I wrote this piece about online dating when I was single and neck deep in the process. On re-reading I realise what a depressing experience it was for me. Others who love it may disagree (either way please feel free to share!). This is the first of a few experiences I wanted to share.

Image

I’ve opted for a café, midday on Sunday. It’s small and dark, the scent of coffee heavy in the air. This is the last one, no more after this. If he turns out to be a freak then I’m out of here. No pleasantries, no delay. It will mean my faith is finally spent, leaving me on the edge, the precipice of eternal singledom.

I’ve concluded that it’s a scam, a monthly subscription prised from your bank account.
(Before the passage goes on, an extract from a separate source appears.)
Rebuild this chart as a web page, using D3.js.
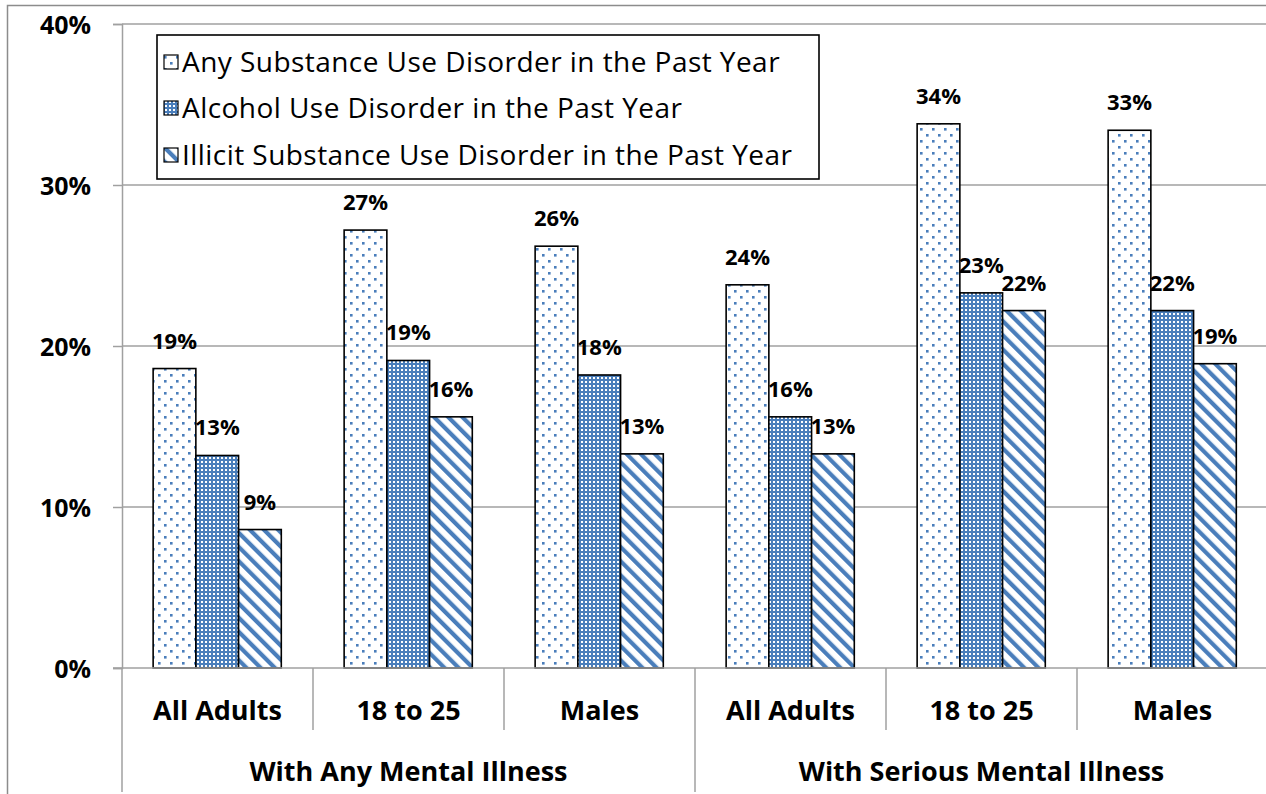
<!DOCTYPE html>
<html>
<head>
<meta charset="utf-8">
<script src="https://cdn.jsdelivr.net/npm/d3@7"></script>
<style>
  html, body { margin: 0; padding: 0; background: #fff; }
  svg { display: block; font-family: "Open Sans", Lato, sans-serif; }
</style>
</head>
<body>
<svg id="chart" width="1266" height="794"></svg>
<script>
// Subgroup labels along the x axis, with their parent groups
const categories = ["All Adults", "18 to 25", "Males", "All Adults", "18 to 25", "Males"];
const groups = ["With Any Mental Illness", "With Serious Mental Illness"];
const groupSize = 3;

// Series names (legend order) and percentages per category
const seriesNames = [
  "Any Substance Use Disorder in the Past Year",
  "Alcohol Use Disorder in the Past Year",
  "Illicit Substance Use Disorder in the Past Year"
];
const anySUD     = [18.6, 27.2, 26.2, 23.8, 33.8, 33.4];
const alcoholUD  = [13.2, 19.1, 18.2, 15.6, 23.3, 22.2];
const illicitUD  = [ 8.6, 15.6, 13.3, 13.3, 22.2, 18.9];

// Value axis ticks (percent)
const yTicks = [0, 10, 20, 30, 40];

const series = [anySUD, alcoholUD, illicitUD];
const patternIds = ["pat-dots", "pat-grid", "pat-diag"];
const blue = "#4a7ebb";

const svg = d3.select("#chart");
const plot = { left: 122, right: 1268, top: 24, bottom: 668 };

// ---- fill patterns ----
const defs = svg.append("defs");

// sparse staggered dots on white
const pDots = defs.append("pattern").attr("id", "pat-dots")
  .attr("patternUnits", "userSpaceOnUse").attr("width", 12).attr("height", 12);
pDots.append("rect").attr("width", 12).attr("height", 12).attr("fill", "#fff");
pDots.append("rect").attr("x", 2).attr("y", 2).attr("width", 2.6).attr("height", 2.6).attr("fill", blue);
pDots.append("rect").attr("x", 8).attr("y", 8).attr("width", 2.6).attr("height", 2.6).attr("fill", blue);

// dense white dots on blue
const pGrid = defs.append("pattern").attr("id", "pat-grid")
  .attr("patternUnits", "userSpaceOnUse").attr("width", 4).attr("height", 4);
pGrid.append("rect").attr("width", 4).attr("height", 4).attr("fill", blue);
pGrid.append("rect").attr("x", 1).attr("y", 1).attr("width", 2).attr("height", 2).attr("fill", "#fff");

// wide downward diagonal stripes
const pDiag = defs.append("pattern").attr("id", "pat-diag")
  .attr("patternUnits", "userSpaceOnUse").attr("width", 10).attr("height", 10)
  .attr("patternTransform", "rotate(-45)");
pDiag.append("rect").attr("width", 10).attr("height", 10).attr("fill", "#fff");
pDiag.append("rect").attr("x", 0).attr("width", 4.2).attr("height", 10).attr("fill", blue);

// ---- outer frame ----
svg.append("rect")
  .attr("x", 7.5).attr("y", 5.5).attr("width", 1400).attr("height", 1000)
  .attr("fill", "none").attr("stroke", "#8c8c8c").attr("stroke-width", 1.5);

// ---- scales ----
const x = d3.scaleBand().domain(d3.range(categories.length))
  .range([plot.left, plot.right]).padding(0);
const bw = x.bandwidth();
const xs = d3.scaleBand().domain(d3.range(series.length))
  .range([bw * 0.163, bw * 0.834]).padding(0);
const y = d3.scaleLinear().domain([0, 40]).range([plot.bottom, plot.top]);

// ---- gridlines ----
svg.append("g").selectAll("line").data(yTicks.filter(d => d > 0)).join("line")
  .attr("x1", plot.left).attr("x2", plot.right)
  .attr("y1", d => y(d)).attr("y2", d => y(d))
  .attr("stroke", "#a0a0a0").attr("stroke-width", 1.5);

// ---- y axis ----
const yAxis = svg.append("g")
  .attr("transform", `translate(${plot.left},0)`)
  .call(d3.axisLeft(y).tickValues(yTicks).tickFormat(d => d + "%").tickSize(9).tickPadding(22));
yAxis.select(".domain").attr("stroke", "#a0a0a0").attr("stroke-width", 1.5);
yAxis.selectAll(".tick line").attr("stroke", "#a0a0a0").attr("stroke-width", 1.5);
yAxis.selectAll(".tick text")
  .attr("font-size", 25).attr("font-weight", "bold").attr("fill", "#000")
  .attr("font-family", "'Open Sans', sans-serif").attr("dy", "0.36em");

// ---- bars ----
const barG = svg.append("g");
series.forEach((vals, si) => {
  barG.append("g").selectAll("rect").data(vals).join("rect")
    .attr("x", (d, i) => x(i) + xs(si))
    .attr("width", xs.bandwidth())
    .attr("y", d => y(d))
    .attr("height", d => y(0) - y(d))
    .attr("fill", `url(#${patternIds[si]})`)
    .attr("stroke", "#000").attr("stroke-width", 1.6);
});

// ---- value labels ----
series.forEach((vals, si) => {
  svg.append("g").selectAll("text").data(vals).join("text")
    .attr("x", (d, i) => x(i) + xs(si) + xs.bandwidth() / 2)
    .attr("y", d => y(d) - 20)
    .attr("text-anchor", "middle")
    .attr("font-size", 22).attr("font-weight", "bold")
    .text(d => Math.round(d) + "%");
});

// ---- x axis line and category dividers ----
svg.append("line")
  .attr("x1", plot.left - 9).attr("x2", plot.right)
  .attr("y1", plot.bottom).attr("y2", plot.bottom)
  .attr("stroke", "#a0a0a0").attr("stroke-width", 1.5);

const bounds = d3.range(categories.length + 1).map(i => plot.left + i * bw);
svg.append("g").selectAll("line").data(bounds).join("line")
  .attr("x1", d => d).attr("x2", d => d)
  .attr("y1", plot.bottom)
  .attr("y2", (d, i) => (i % groupSize === 0) ? 792 : 730)
  .attr("stroke", "#a0a0a0").attr("stroke-width", 1.5);

// category labels
svg.append("g").selectAll("text").data(categories).join("text")
  .attr("x", (d, i) => x(i) + bw / 2)
  .attr("y", 710)
  .attr("dy", "0.36em")
  .attr("text-anchor", "middle")
  .attr("font-size", 27).attr("font-weight", "bold")
  .text(d => d);

// group labels
svg.append("g").selectAll("text").data(groups).join("text")
  .attr("x", (d, gi) => x(gi * groupSize) + bw * groupSize / 2)
  .attr("y", 771)
  .attr("dy", "0.36em")
  .attr("text-anchor", "middle")
  .attr("font-size", 27).attr("font-weight", "bold")
  .text(d => d);

// ---- legend ----
const legend = svg.append("g");
legend.append("rect")
  .attr("x", 157).attr("y", 35).attr("width", 662).attr("height", 144)
  .attr("fill", "#fff").attr("stroke", "#000").attr("stroke-width", 1.6);
const rowY = [62, 108, 155];
seriesNames.forEach((name, si) => {
  legend.append("rect")
    .attr("x", 164).attr("y", rowY[si] - 7).attr("width", 14).attr("height", 14)
    .attr("fill", `url(#${patternIds[si]})`)
    .attr("stroke", "#000").attr("stroke-width", 1.2);
  legend.append("text")
    .attr("x", 182).attr("y", rowY[si]).attr("dy", "0.36em")
    .attr("font-size", 28).attr("letter-spacing", 0.45)
    .text(name);
});
</script>
</body>
</html>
You are drawn in by an overzealous blurb; a website claiming to have hundreds of great people just waiting, ready and eager to make a connection. It’s heralded as the only way to meet someone now. We are living in barren realms, an island divided between the paired and undesirable. It’s like the counties Ireland cannot have. Attached but denied, a middle finger stuck up from across the border.

This scam is of course compounded by the stories. The tales of success from people you know to those that everyone else has heard of; the Chinese whispers of successful pairings. With dedication and hard work they found the love of their life in the maze of profiles. What follows is sun drenched holidays, co-habitation, the exchange of rings and birthing plans.

Now I can’t say there aren’t men, toting blurry photos and bland descriptions. But the real men, the fleshy ones that get past the shade of spell check are such a disappointment. A collection of thieves, frauds and opportunists that for the sake of all woman are better off staying behind that keyboard, chained to the very desk they type from.

At least that’s my story; the ones I’ve had the misfortune to pick.